Among the treasures, look for Summit Place, commemorating the historic gathering of world leaders in 1995, when Halifax hosted the G-7 Economic Summit. There's North America's oldest operating Naval Clock, which was built in 1767 and chimed at the Halifax Naval Dockyard from 1772 to 1993. You can visit the Ferry Terminal, which is hectic during rush hour with commuters coming and going to Dartmouth across the harbor. (It's also a cheap way to enjoy a sweeping city and harbor view.) The passenger-only ferry runs at least every half-hour, and the fare is C $2 (U.S. $1.60) per adult each way, cheaper for seniors and children age 5 to 15.

The waterfront's shopping core is located in and around the 3-block Historic Properties, near the Sheraton. These stout buildings of wood and stone are Canada's oldest surviving warehouses and were once the center of the city's booming shipping industry. Today, the historic architecture is stern enough to provide ballast for the somewhat precious boutiques and restaurants they now house. Especially appealing is the granite-and-ironstone Privateers' Warehouse, which dates from 1813.

If you're feeling that a pub-crawl might be in order, the Historic Properties area is also a good place to wander around after working hours in the early evening. There's a contagious energy that spills out of the handful of public houses, and you'll find a bustling camaraderie and live music.

On the Water
A number of boat tours depart from the Halifax waterfront. You can browse the offerings on Cable Wharf, near the foot of George Street, where many tour boats are based. On-the-water adventures range from 1-hour harbor tours (about C $12/U.S. $9.60) to 5-hour deep-sea fishing trips (about C $40/U.S. $32).

Murphy's on the Water (tel. 902-420-1015) runs the most extensive tour operation, with three boats and a choice of tours, ranging from a cocktail sailing cruise to whale-watching to tours of historic McNab's Island, located near the mouth of the harbor .

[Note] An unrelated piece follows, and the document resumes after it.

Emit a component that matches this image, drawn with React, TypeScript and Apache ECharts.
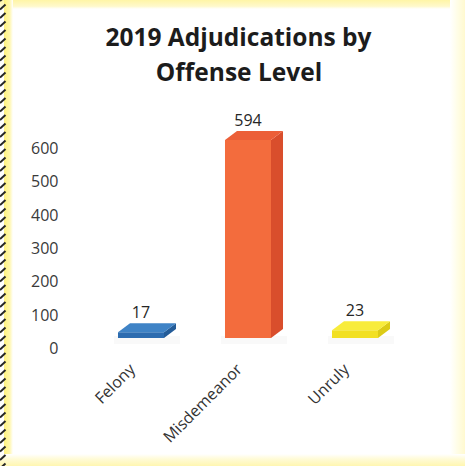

Peggy's Cove Express (tel. 902-422-4200) operates 4-hour scenic boat and bus tours from Cable Wharf to the popular fishing village of Peggy's Cove; a walking tour of the town is included as part of the adventure. Cost is about C $70 (U.S. $56) per adult.

Finally, the Harbour Hopper (tel. 902-490-8687) amphibious craft crosses both land and sea during a tour costing C $23 (U.S. $18) adults, C $20 to C $22 (U.S. $16-$17) students/seniors, C $14 (U.S. $11) children ages 6 to 13, C $7.95 (U.S. $6.50) children under 5. Families of four can travel for C $66 (U.S. $53).

The Citadel & Downtown
Downtown Halifax cascades 9 blocks down a slope between the imposing stone Citadel and the waterfront. There's no fast-and-ready tour route; don't hesitate to follow your own desultory course, alternately ducking down quiet streets and striding along busy arteries. A good spot to regain your bearings periodically is the Grand Parade, where military recruits once practiced their drills. It's a lovely urban landscape — a broad terrace carved into the hill, presided over on either end by St. Paul's and Halifax's City Hall. The sandstone city hall was built between 1887 and 1890, and is exuberantly abristle with the usual Victorian architectural gewgaws, like a prominent clock tower, dormers, pediments, arched windows, pilasters, and Corinthian columns. Alas, there's not much to see inside. If the weather is nice, the Grand Parade is also a prime spot to bring an alfresco lunch and enjoy some people-watching.